Quais devem ser os principais desafios para o setor eólico nos próximos leilões?
O que está pesando mais é a questão da transmissão, porque hoje o projeto eólico precisa ter transmissão para ir a leilão. Isso não é problema no caso do A-5, já que não ele não tem o modelo de filtro e mais empresas podem entrar. Mas com o cenário que existe hoje, de players quebrando e saindo do mercado, isso traz uma incerteza. Alguns potenciais componentes do leilão de transmissão disseram que a rentabilidade seria muito baixa em relação ao risco dos projetos. É um risco enorme.
A ABEeólica traçou metas para este ano?
Hoje temos 8,4 GW na nossa carteira e estamos construindo 10 GW. Isso já é bastante trabalho. Em termos de planejamento, temos a meta de cerca de 2,3 GW de contratação por ano. Não chegamos a esse valor em 2015 porque não teve leilão A-5, e nós sempre vendemos nele e no A-3. Vendemos 1,2 GW no A-3, mesmo valor de 2014, e faltou 1,1 GW para ficarmos na nossa média. Neste ano, pretendemos vender esse potencial que não vendemos agora, no mínimo, e ao menos mais um 1 GW. Mas é preciso avaliar a questão das linhas de transmissão.
O problema das linhas de transmissão deve afetar a concretização dos novos projetos?

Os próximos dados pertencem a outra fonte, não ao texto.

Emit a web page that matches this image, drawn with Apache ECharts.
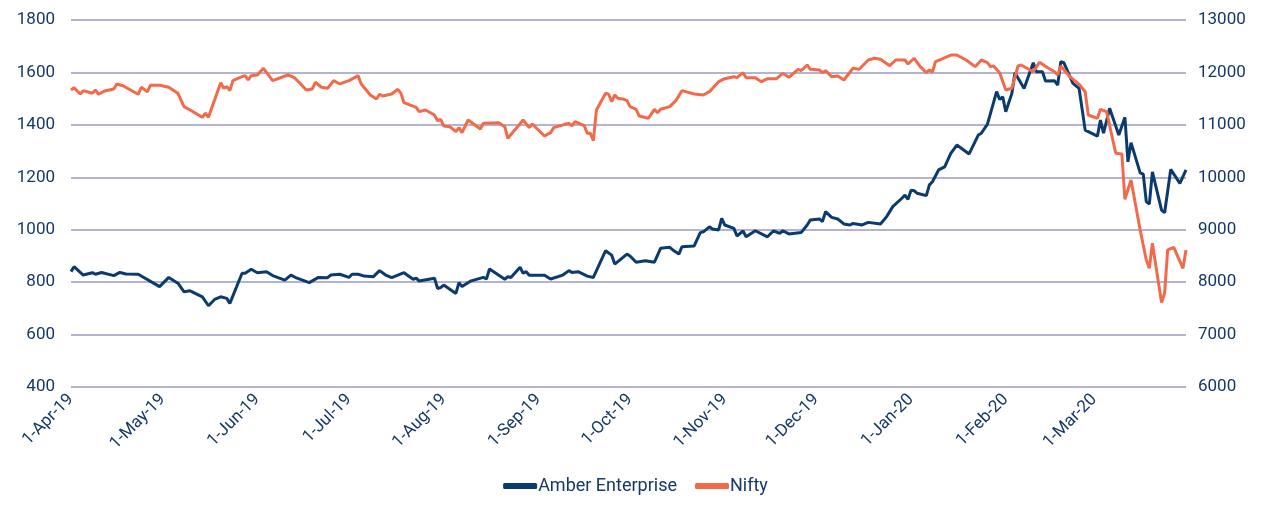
<!DOCTYPE html>
<html>
<head>
<meta charset="utf-8">
<script src="https://cdn.jsdelivr.net/npm/echarts@6/dist/echarts.min.js"></script>
<style>
  html, body { margin: 0; padding: 0; background: #fff; }
  #chart { width: 1271px; height: 505px; }
</style>
</head>
<body>
<div id="chart"></div>
<script>
// ===== Amber Enterprise vs Nifty, Apr-19 .. Mar-20 =====

const amberDates = [
  '2019-04-01','2019-04-02','2019-04-05','2019-04-08','2019-04-09','2019-04-11','2019-04-15','2019-04-17','2019-04-19','2019-04-23',
  '2019-04-30','2019-05-03','2019-05-06','2019-05-08','2019-05-10','2019-05-14','2019-05-16','2019-05-18','2019-05-20','2019-05-22',
  '2019-05-23','2019-05-27','2019-05-28','2019-05-30','2019-06-01','2019-06-04','2019-06-06','2019-06-10','2019-06-12','2019-06-14',
  '2019-06-18','2019-06-21','2019-06-24','2019-06-25','2019-06-28','2019-07-01','2019-07-02','2019-07-04','2019-07-06','2019-07-09',
  '2019-07-11','2019-07-13','2019-07-15','2019-07-19','2019-07-22','2019-07-23','2019-07-24','2019-07-29','2019-07-30','2019-07-31',
  '2019-08-01','2019-08-05','2019-08-06','2019-08-07','2019-08-10','2019-08-14','2019-08-15','2019-08-16','2019-08-21','2019-08-22',
  '2019-08-23','2019-08-26','2019-08-27','2019-08-28','2019-08-29','2019-09-03','2019-09-05','2019-09-09','2019-09-11','2019-09-12',
  '2019-09-14','2019-09-17','2019-09-19','2019-09-23','2019-09-25','2019-09-26','2019-09-30','2019-10-01','2019-10-03','2019-10-06',
  '2019-10-09','2019-10-11','2019-10-14','2019-10-15','2019-10-17','2019-10-18','2019-10-22','2019-10-24','2019-10-25','2019-10-27',
  '2019-10-28','2019-10-30','2019-10-31','2019-11-01','2019-11-04','2019-11-05','2019-11-07','2019-11-08','2019-11-11','2019-11-15',
  '2019-11-17','2019-11-19','2019-11-20','2019-11-22','2019-11-26','2019-11-28','2019-11-29','2019-12-02','2019-12-03','2019-12-04',
  '2019-12-06','2019-12-08','2019-12-10','2019-12-12','2019-12-13','2019-12-16','2019-12-18','2019-12-22','2019-12-24','2019-12-26',
  '2019-12-29','2019-12-30','2019-12-31','2020-01-01','2020-01-02','2020-01-03','2020-01-06','2020-01-07','2020-01-08','2020-01-10',
  '2020-01-12','2020-01-14','2020-01-16','2020-01-20','2020-01-23','2020-01-24','2020-01-26','2020-01-27','2020-01-29','2020-01-30',
  '2020-01-31','2020-02-01','2020-02-03','2020-02-04','2020-02-07','2020-02-10','2020-02-11','2020-02-13','2020-02-14','2020-02-17',
  '2020-02-18','2020-02-19','2020-02-20','2020-02-23','2020-02-25','2020-02-27','2020-03-02','2020-03-03','2020-03-04','2020-03-06',
  '2020-03-09','2020-03-11','2020-03-12','2020-03-13','2020-03-16','2020-03-17','2020-03-18','2020-03-19','2020-03-20','2020-03-23',
  '2020-03-24','2020-03-26','2020-03-29','2020-03-31'
];
const amberValues = [
  840, 859, 827, 836, 830, 837, 825, 837, 831, 830,
  783, 818, 796, 763, 767, 744, 710, 734, 744, 738,
  719, 834, 834, 849, 836, 840, 825, 808, 827, 815,
  798, 818, 817, 827, 830, 818, 830, 830, 823, 821,
  844, 827, 817, 836, 811, 815, 804, 815, 776, 779,
  789, 757, 798, 783, 805, 818, 812, 850, 811, 821,
  818, 857, 834, 840, 826, 826, 812, 827, 844, 837,
  840, 823, 818, 920, 903, 869, 907, 900, 876, 882,
  876, 929, 933, 923, 907, 935, 938, 989, 992, 1011,
  1003, 999, 1043, 1018, 1005, 976, 995, 973, 996, 973,
  996, 986, 996, 984, 989, 1018, 1037, 1041, 1031, 1069,
  1047, 1041, 1022, 1018, 1024, 1018, 1028, 1022, 1050, 1088,
  1120, 1132, 1116, 1151, 1149, 1139, 1130, 1171, 1183, 1228,
  1240, 1291, 1323, 1289, 1361, 1368, 1403, 1444, 1527, 1497,
  1507, 1450, 1520, 1599, 1539, 1637, 1603, 1603, 1567, 1568,
  1552, 1641, 1637, 1558, 1539, 1380, 1357, 1418, 1368, 1463,
  1361, 1429, 1259, 1332, 1217, 1212, 1107, 1098, 1221, 1075,
  1065, 1230, 1177, 1228
];

const niftyDates = [
  '2019-04-01','2019-04-02','2019-04-04','2019-04-05','2019-04-08','2019-04-09','2019-04-10','2019-04-12','2019-04-15','2019-04-16',
  '2019-04-18','2019-04-23','2019-04-24','2019-04-26','2019-04-27','2019-04-30','2019-05-03','2019-05-06','2019-05-08','2019-05-10',
  '2019-05-14','2019-05-15','2019-05-16','2019-05-20','2019-05-21','2019-05-22','2019-05-23','2019-05-24','2019-05-27','2019-05-28',
  '2019-05-29','2019-05-30','2019-06-01','2019-06-03','2019-06-06','2019-06-11','2019-06-13','2019-06-15','2019-06-17','2019-06-19',
  '2019-06-20','2019-06-22','2019-06-24','2019-06-26','2019-06-28','2019-07-01','2019-07-04','2019-07-05','2019-07-08','2019-07-10',
  '2019-07-11','2019-07-12','2019-07-15','2019-07-17','2019-07-18','2019-07-19','2019-07-23','2019-07-24','2019-07-26','2019-07-28',
  '2019-07-29','2019-07-30','2019-07-31','2019-08-01','2019-08-03','2019-08-05','2019-08-06','2019-08-07','2019-08-09','2019-08-13',
  '2019-08-14','2019-08-19','2019-08-21','2019-08-22','2019-08-27','2019-08-29','2019-08-30','2019-09-03','2019-09-05','2019-09-06',
  '2019-09-11','2019-09-12','2019-09-13','2019-09-16','2019-09-17','2019-09-18','2019-09-19','2019-09-20','2019-09-23','2019-09-24',
  '2019-09-25','2019-09-26','2019-09-27','2019-09-29','2019-09-30','2019-10-01','2019-10-03','2019-10-04','2019-10-07','2019-10-09',
  '2019-10-10','2019-10-11','2019-10-14','2019-10-16','2019-10-18','2019-10-22','2019-10-25','2019-10-27','2019-10-30','2019-11-01',
  '2019-11-04','2019-11-05','2019-11-07','2019-11-08','2019-11-11','2019-11-13','2019-11-15','2019-11-18','2019-11-20','2019-11-22',
  '2019-11-25','2019-11-26','2019-11-28','2019-11-29','2019-12-02','2019-12-03','2019-12-04','2019-12-06','2019-12-08','2019-12-10',
  '2019-12-13','2019-12-15','2019-12-18','2019-12-20','2019-12-22','2019-12-25','2019-12-27','2019-12-30','2019-12-31','2020-01-02',
  '2020-01-04','2020-01-06','2020-01-07','2020-01-08','2020-01-09','2020-01-11','2020-01-14','2020-01-16','2020-01-19','2020-01-22',
  '2020-01-24','2020-01-26','2020-01-27','2020-01-28','2020-01-30','2020-02-01','2020-02-03','2020-02-05','2020-02-06','2020-02-10',
  '2020-02-12','2020-02-15','2020-02-17','2020-02-18','2020-02-19','2020-02-22','2020-02-25','2020-02-27','2020-02-28','2020-03-02',
  '2020-03-03','2020-03-05','2020-03-08','2020-03-10','2020-03-11','2020-03-13','2020-03-16','2020-03-18','2020-03-19','2020-03-20',
  '2020-03-23','2020-03-24','2020-03-25','2020-03-27','2020-03-30','2020-03-31'
];
const niftyValues = [
  11665, 11709, 11589, 11652, 11602, 11665, 11583, 11646, 11684, 11780,
  11747, 11583, 11717, 11633, 11755, 11755, 11717, 11602, 11347, 11284,
  11144, 11221, 11144, 11804, 11698, 11728, 11652, 11843, 11919, 11938,
  11856, 11938, 11951, 12079, 11843, 11951, 11907, 11793, 11665, 11684,
  11812, 11717, 11698, 11843, 11780, 11843, 11938, 11780, 11570, 11493,
  11583, 11551, 11589, 11678, 11602, 11423, 11335, 11252, 11284, 11221,
  11188, 11080, 11106, 10979, 10966, 10870, 10947, 10851, 11093, 10921,
  11030, 11042, 10966, 10744, 11093, 10947, 11017, 10788, 10851, 10947,
  11030, 10979, 11061, 10985, 10839, 10839, 10698, 11284, 11602, 11583,
  11442, 11570, 11507, 11488, 11462, 11347, 11297, 11169, 11125, 11297,
  11233, 11297, 11347, 11462, 11652, 11589, 11570, 11633, 11824, 11881,
  11919, 11900, 11995, 11900, 11900, 11824, 11881, 11881, 11983, 11907,
  12060, 12034, 12142, 12060, 12047, 11995, 12034, 11919, 11932, 11856,
  12079, 12060, 12237, 12270, 12250, 12128, 12237, 12237, 12161, 12270,
  12110, 11995, 12047, 12008, 12205, 12256, 12332, 12332, 12237, 12110,
  12237, 12187, 12110, 12123, 11995, 11665, 11698, 12123, 12142, 12014,
  12193, 12079, 12014, 11951, 12123, 11919, 11773, 11633, 11188, 11125,
  11297, 11252, 10458, 10445, 9580, 9949, 8995, 8423, 8264, 8741,
  7609, 7788, 8614, 8665, 8264, 8614
];

// month starts shown on the date axis
const monthTicks = [
  '2019-04-01','2019-05-01','2019-06-01','2019-07-01','2019-08-01','2019-09-01',
  '2019-10-01','2019-11-01','2019-12-01','2020-01-01','2020-02-01','2020-03-01'
];
const monthNames = ['Jan','Feb','Mar','Apr','May','Jun','Jul','Aug','Sep','Oct','Nov','Dec'];

const COLORS = {
  amber: '#0b3a6f',
  nifty: '#f26a4a',
  grid: '#b2b4d2',
  text: '#15386a',
};

function toTime(s) {
  const [y, m, d] = s.split('-').map(Number);
  return new Date(y, m - 1, d).getTime();
}

function fmtDate(v) {
  const d = new Date(v);
  return d.getDate() + '-' + monthNames[d.getMonth()] + '-' + String(d.getFullYear()).slice(2);
}

const chart = echarts.init(document.getElementById('chart'));
const FONT = 'Roboto';

const option = {
  animation: false,
  textStyle: { fontFamily: FONT },
  grid: { left: 71, right: 85, top: 20, bottom: 118 },
  legend: {
    bottom: 5,
    left: 'center',
    itemGap: 18,
    itemWidth: 34,
    itemHeight: 6,
    icon: 'roundRect',
    textStyle: { fontFamily: FONT, fontSize: 18, color: COLORS.text, padding: [0, 0, 0, -4] },
    data: ['Amber Enterprise', 'Nifty'],
  },
  // date axis kept as a value axis of timestamps so month labels can be pinned
  xAxis: {
    type: 'value',
    min: toTime('2019-04-01'),
    max: toTime('2020-03-31'),
    axisLine: { show: false },
    axisTick: { show: false },
    splitLine: { show: false },
    axisLabel: {
      customValues: monthTicks.map(toTime),
      rotate: 45,
      margin: 10,
      fontSize: 17,
      fontFamily: FONT,
      color: COLORS.text,
      formatter: v => fmtDate(v),
    },
  },
  yAxis: [
    {
      type: 'value', min: 400, max: 1800, interval: 200,
      axisLine: { show: false },
      axisTick: { show: false },
      axisLabel: { fontSize: 17, fontFamily: FONT, color: COLORS.text, margin: 16, formatter: v => String(v) },
      splitLine: { lineStyle: { color: COLORS.grid, width: 2 } },
    },
    {
      type: 'value', min: 6000, max: 13000, interval: 1000,
      axisLine: { show: false },
      axisTick: { show: false },
      axisLabel: { fontSize: 17, fontFamily: FONT, color: COLORS.text, margin: 12, formatter: v => String(v) },
      splitLine: { show: false },
    },
  ],
  series: [
    {
      name: 'Amber Enterprise', type: 'line', yAxisIndex: 0,
      data: amberDates.map((d, i) => [toTime(d), amberValues[i]]),
      symbol: 'none',
      lineStyle: { color: COLORS.amber, width: 3 },
      itemStyle: { color: COLORS.amber },
    },
    {
      name: 'Nifty', type: 'line', yAxisIndex: 1,
      data: niftyDates.map((d, i) => [toTime(d), niftyValues[i]]),
      symbol: 'none',
      lineStyle: { color: COLORS.nifty, width: 3 },
      itemStyle: { color: COLORS.nifty },
    },
  ],
};

chart.setOption(option);
window.addEventListener('resize', () => chart.resize());
</script>
</body>
</html>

Sim, pelo menos no curto prazo. O leilão A-5 sofre o efeito da saída da Abengoa, que tinha algumas linhas na carteira que não vão entrar. Por isso pesa o razoável insucesso desses leilões de transmissão; eles são determinantes. Há uma melhora de portfólio para 2016 em relação ao que está sendo construído, porque o pior ano em oferta de transmissão foi 2015. Este ano deve ser um pouco melhor, mas continuamos com uma carteira que não é excelente.
Essa carteira entraria a partir de quando?
Poderia participar no A-3, em 2019. Temos uns 20 GW em bons projetos de geração, mas não sei dizer quanto à geração com plano de transmissão.
Os projetos que contam com transmissão são atraentes?
Não são. Como eu disse, a carteira de 2016 deverá ter uma melhora, mas mesmo assim não está muito bom. Dos oito projetos que não receberam proposta no último leilão de transmissão, havia um empreendimento eólico. Se o leilão tivesse sido um sucesso, essa linha entraria junto ao parque e então receberia uma oferta maior.